NetApp, valued at $13 billion, has been speculated as an IBM target for years, said Shaw Wu, a San Francisco-based analyst at Sterne Agee & Leach. The computer-storage company would bolster IBM’s cloud-computing plans, he said.
“Storage is definitely one of the weak areas for the company,” Wu said in a phone interview. “For them to get stronger there would make sense.”
The analyst said IBM may have to pay a 30 percent to 100 percent premium for NetApp, which at current prices would exceed the $14.5 billion left in IBM’s projected takeover budget.
Adding Imperva, valued at $842 million, would help IBM’s customers better protect applications and data, particularly information on remote servers referred to as the cloud, said Amit Daryanani, a San Francisco-based analyst at RBC.
Sales at the Redwood Shores, California-based company rose 30 percent in 2012, according to the average of analysts’ forecasts compiled by Bloomberg. Imperva’s software for managing databases, files, Web applications, servers and hardware appliances is used by more than 2,000 customers -- including top telecommunications providers, U.S. banks and government agencies -- in over 60 countries.
Sterne Agee’s Wu said that a purchase of Juniper Networks Inc. would add higher-margin hardware, helping IBM compete with Cisco Systems Inc., while adding security capabilities. Akamai Technologies Inc. would bolster IBM’s cloud plans, he said.

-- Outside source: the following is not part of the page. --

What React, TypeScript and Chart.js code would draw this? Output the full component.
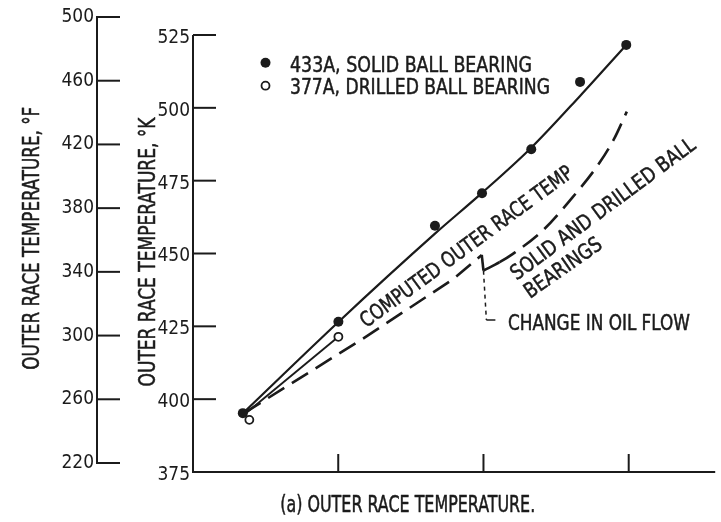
import React, { useEffect, useRef } from 'react';
import { Chart, registerables } from 'chart.js';

Chart.register(...registerables);

const INK = '#1b1b1b';

// ---- axis ticks ----
const X_TICKS = [1, 2, 3];
const K_TICKS = [375, 400, 425, 450, 475, 500, 525];
const F_TICKS = [220, 260, 300, 340, 380, 420, 460, 500];

// ---- measured points ----
const SOLID_X = [0.343, 1.001, 1.666, 1.99, 2.329, 2.665, 2.983];
const SOLID_K = [395.2, 426.6, 459.5, 470.7, 485.8, 508.9, 521.6];
const DRILLED_X = [0.388, 1.001];
const DRILLED_K = [392.9, 421.4];

// ---- faired curves ----
const SOLID_FIT_X = [0.343, 1.001, 1.666, 1.99, 2.329, 2.665, 2.983];
const SOLID_FIT_K = [395.15, 426.5, 456.8, 470.8, 486.3, 504.1, 521.6];
const DRILLED_FIT_X = [0.36, 1.001];
const DRILLED_FIT_K = [395.0, 421.4];

// ---- computed outer race temperature ----
const CALC_LOW_X = [0.354, 1.171, 1.791, 1.988, 2.0];
const CALC_LOW_K = [395.3, 420.8, 441.2, 449.5, 444.1];
const CALC_HIGH_X = [2.0, 2.111, 2.2, 2.4, 2.6, 2.8, 2.9, 2.987];
const CALC_HIGH_K = [444.1, 447.0, 449.8, 457.5, 468.5, 481.2, 489.4, 498.7];

// ---- change in oil flow leader ----
const OIL_X = [2.0, 2.02, 2.082];
const OIL_K = [444.1, 427.2, 427.2];

const LEGEND = ['433A, SOLID BALL BEARING', '377A, DRILLED BALL BEARING'];
const TITLE_K = 'OUTER RACE TEMPERATURE, \u00B0K';
const TITLE_F = 'OUTER RACE TEMPERATURE, \u00B0F';
const NOTE_COMPUTED = 'COMPUTED OUTER RACE TEMP';
const NOTE_BEARINGS_1 = 'SOLID AND DRILLED BALL';
const NOTE_BEARINGS_2 = 'BEARINGS';
const NOTE_OIL = 'CHANGE IN OIL FLOW';
const CAPTION = '(a) OUTER RACE TEMPERATURE.';

const pts = (xs: number[], ys: number[]) => xs.map((x, i) => ({ x, y: ys[i] }));

function pickFamily(): { family: string; narrow: boolean } {
  const c = document.createElement('canvas').getContext('2d')!;
  const sample = 'OUTER RACE TEMPERATURE 0123456789';
  const cands = ['Liberation Sans Narrow', 'DejaVu Sans Condensed', 'Roboto Condensed', 'Open Sans Condensed'];
  for (const f of cands) {
    c.font = '20px monospace';
    const a = c.measureText(sample).width;
    c.font = `20px '${f}', monospace`;
    const b = c.measureText(sample).width;
    if (Math.abs(a - b) > 1) return { family: `'${f}', sans-serif`, narrow: f === 'Liberation Sans Narrow' };
  }
  return { family: "'Liberation Sans', sans-serif", narrow: false };
}

function seg(ctx: CanvasRenderingContext2D, x1: number, y1: number, x2: number, y2: number) {
  ctx.beginPath();
  ctx.moveTo(x1, y1);
  ctx.lineTo(x2, y2);
  ctx.stroke();
}

export default function App() {
  const ref = useRef<HTMLCanvasElement>(null);

  useEffect(() => {
    const canvas = ref.current!;
    const { family, narrow } = pickFamily();

    const drawText = (
      ctx: CanvasRenderingContext2D,
      text: string,
      cx: number,
      cy: number,
      width: number,
      capH: number,
      angleDeg: number
    ) => {
      ctx.save();
      ctx.font = `${Math.round(capH / 0.72)}px ${family}`;
      ctx.translate(cx, cy);
      ctx.rotate((-angleDeg * Math.PI) / 180);
      const w = ctx.measureText(text).width;
      ctx.scale(width / w, 1);
      ctx.textAlign = 'center';
      ctx.textBaseline = 'alphabetic';
      ctx.fillStyle = INK;
      ctx.strokeStyle = INK;
      ctx.lineWidth = 0.5;
      ctx.lineJoin = 'round';
      ctx.fillText(text, 0, capH / 2);
      ctx.strokeText(text, 0, capH / 2);
      ctx.restore();
    };

    const paper = {
      id: 'paper',
      beforeDatasetsDraw(chart: any) {
        const { ctx, chartArea } = chart;
        const x = chart.scales.x;
        const y = chart.scales.y;
        const yF = chart.scales.yF;
        ctx.save();
        ctx.strokeStyle = INK;
        ctx.lineWidth = 2;
        // Kelvin axis
        const xk = chartArea.left;
        seg(ctx, xk, y.getPixelForValue(K_TICKS[K_TICKS.length - 1]), xk, y.getPixelForValue(K_TICKS[0]) + 1);
        K_TICKS.forEach((v) => {
          const py = y.getPixelForValue(v);
          seg(ctx, xk, py, xk + 23, py);
        });
        // bottom axis
        seg(ctx, xk - 1, chartArea.bottom, chartArea.right, chartArea.bottom);
        X_TICKS.forEach((v) => {
          const px = x.getPixelForValue(v);
          seg(ctx, px, chartArea.bottom, px, chartArea.bottom - 18);
        });
        // Fahrenheit axis
        const xf = yF.right;
        seg(ctx, xf, yF.getPixelForValue(F_TICKS[F_TICKS.length - 1]) - 1, xf, yF.getPixelForValue(F_TICKS[0]) + 1);
        F_TICKS.forEach((v) => {
          const py = yF.getPixelForValue(v);
          seg(ctx, xf, py, xf + 23, py);
        });
        ctx.restore();
      },
      afterDraw(chart: any) {
        const ctx: CanvasRenderingContext2D = chart.ctx;
        ctx.save();
        // legend markers
        ctx.fillStyle = INK;
        ctx.beginPath();
        ctx.arc(265.5, 62.7, 5, 0, Math.PI * 2);
        ctx.fill();
        ctx.strokeStyle = INK;
        ctx.lineWidth = 1.8;
        ctx.fillStyle = '#fff';
        ctx.beginPath();
        ctx.arc(265.5, 85.7, 4, 0, Math.PI * 2);
        ctx.fill();
        ctx.stroke();
        ctx.restore();

        drawText(ctx, LEGEND[0], 411, 64, 242, 15.5, 0);
        drawText(ctx, LEGEND[1], 420, 86, 260, 15.5, 0);

        drawText(ctx, TITLE_K, 147, 252, 269, 16.5, 90);
        drawText(ctx, TITLE_F, 31, 238.3, 263, 16.5, 90);

        drawText(ctx, NOTE_COMPUTED, 466, 246, 258, 15, 36.2);
        drawText(ctx, NOTE_BEARINGS_1, 602.5, 208.3, 224, 15, 36.4);
        drawText(ctx, NOTE_BEARINGS_2, 562.5, 267, 90, 15, 35);
        drawText(ctx, NOTE_OIL, 599, 322.5, 182, 15, 0);

        drawText(ctx, CAPTION, 407.7, 503.5, 255, 16.5, 0);
      },
    };

    const tickFont = { family, size: narrow ? 21 : 19 };

    const chart = new Chart(canvas, {
      type: 'line',
      data: {
        datasets: [
          {
            label: LEGEND[0],
            data: pts(SOLID_X, SOLID_K),
            showLine: false,
            pointRadius: 5,
            pointBackgroundColor: INK,
            pointBorderColor: INK,
            pointBorderWidth: 0,
            yAxisID: 'y',
            xAxisID: 'x',
          },
          {
            label: LEGEND[1],
            data: pts(DRILLED_X, DRILLED_K),
            showLine: false,
            pointRadius: 4,
            pointBackgroundColor: '#ffffff',
            pointBorderColor: INK,
            pointBorderWidth: 1.8,
            yAxisID: 'y',
            xAxisID: 'x',
          },
          {
            label: 'Solid bearing faired curve',
            data: pts(SOLID_FIT_X, SOLID_FIT_K),
            borderColor: INK,
            borderWidth: 2.2,
            pointRadius: 0,
            cubicInterpolationMode: 'monotone',
            fill: false,
            yAxisID: 'y',
            xAxisID: 'x',
          },
          {
            label: 'Drilled bearing faired curve',
            data: pts(DRILLED_FIT_X, DRILLED_FIT_K),
            borderColor: INK,
            borderWidth: 1.9,
            pointRadius: 0,
            fill: false,
            yAxisID: 'y',
            xAxisID: 'x',
          },
          {
            label: 'Computed outer race temp',
            data: pts(CALC_LOW_X, CALC_LOW_K),
            borderColor: INK,
            borderWidth: 2.6,
            pointRadius: 0,
            tension: 0,
            fill: false,
            segment: {
              borderDash: (c: any) => (c.p0DataIndex >= CALC_LOW_X.length - 2 ? [] : [19, 9]),
            },
            yAxisID: 'y',
            xAxisID: 'x',
          },
          {
            label: 'Computed outer race temp (changed oil flow)',
            data: pts(CALC_HIGH_X, CALC_HIGH_K),
            borderColor: INK,
            borderWidth: 2.6,
            pointRadius: 0,
            cubicInterpolationMode: 'monotone',
            fill: false,
            segment: {
              borderDash: (c: any) => (c.p0DataIndex === 0 ? [] : [19, 9]),
            },
            yAxisID: 'y',
            xAxisID: 'x',
          },
          {
            label: 'Change in oil flow',
            data: pts(OIL_X, OIL_K),
            borderColor: INK,
            borderWidth: 1.5,
            pointRadius: 0,
            tension: 0,
            fill: false,
            segment: {
              borderDash: (c: any) => (c.p0DataIndex === 0 ? [4, 4] : []),
            },
            yAxisID: 'y',
            xAxisID: 'x',
          },
        ],
      },
      options: {
        responsive: false,
        animation: false,
        devicePixelRatio: 1,
        layout: { padding: { top: 17, bottom: 50, left: 0, right: 0 } },
        plugins: {
          legend: { display: false },
          tooltip: { enabled: false },
          title: { display: false },
        },
        scales: {
          x: {
            type: 'linear',
            display: false,
            min: 0,
            max: 528 / 146.85,
          },
          yF: {
            type: 'linear',
            position: 'left',
            weight: 1,
            min: 500 - 455 / (446 / 280),
            max: 500,
            afterBuildTicks: (s: any) => {
              s.ticks = F_TICKS.map((v) => ({ value: v }));
            },
            afterFit: (s: any) => {
              s.width = 97;
            },
            grid: { display: false, drawTicks: false },
            border: { display: false },
            ticks: { padding: 3, font: tickFont, color: INK, autoSkip: false, maxRotation: 0 },
          },
          y: {
            type: 'linear',
            position: 'left',
            weight: 0,
            min: 375,
            max: 375 + 455 / (437 / 150),
            afterBuildTicks: (s: any) => {
              s.ticks = K_TICKS.map((v) => ({ value: v }));
            },
            afterFit: (s: any) => {
              s.width = 96;
            },
            grid: { display: false, drawTicks: false },
            border: { display: false },
            ticks: { padding: 3, labelOffset: 3, font: tickFont, color: INK, autoSkip: false, maxRotation: 0 },
          },
        },
      },
      plugins: [paper],
    } as any);

    return () => chart.destroy();
  }, []);

  return (
    <div style={{ position: 'absolute', left: 0, top: 0, width: 721, height: 522, background: '#ffffff' }}>
      <canvas ref={ref} width={721} height={522} style={{ display: 'block', width: 721, height: 522 }} />
    </div>
  );
}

Juniper’s Cindy Ta and Akamai’s Rob Morton declined to comment.
Today, shares of Juniper declined 0.3 percent to $22.32. Akamai rallied 2.7 percent, the most in a month, to $41.81.
IBM rallied 4.4 percent on Jan. 23, the most in a year, after the world’s biggest computer-services provider forecast profit that exceeded analysts’ estimates. Last year, shares of Redwood City, California-based Oracle rallied 30 percent, versus IBM’s 4.2 percent gain, while SAP of Walldorf, Germany, rose 49 percent. Oracle won by the most since 1999, while SAP last outperformed IBM by that amount in 2003.
“They’re probably aware that the absence of top-line growth hurts the stock price,” David Grossman, a San Francisco-based analyst at Stifel Financial Corp., said in a phone interview. “They’re constantly evolving their strategy.”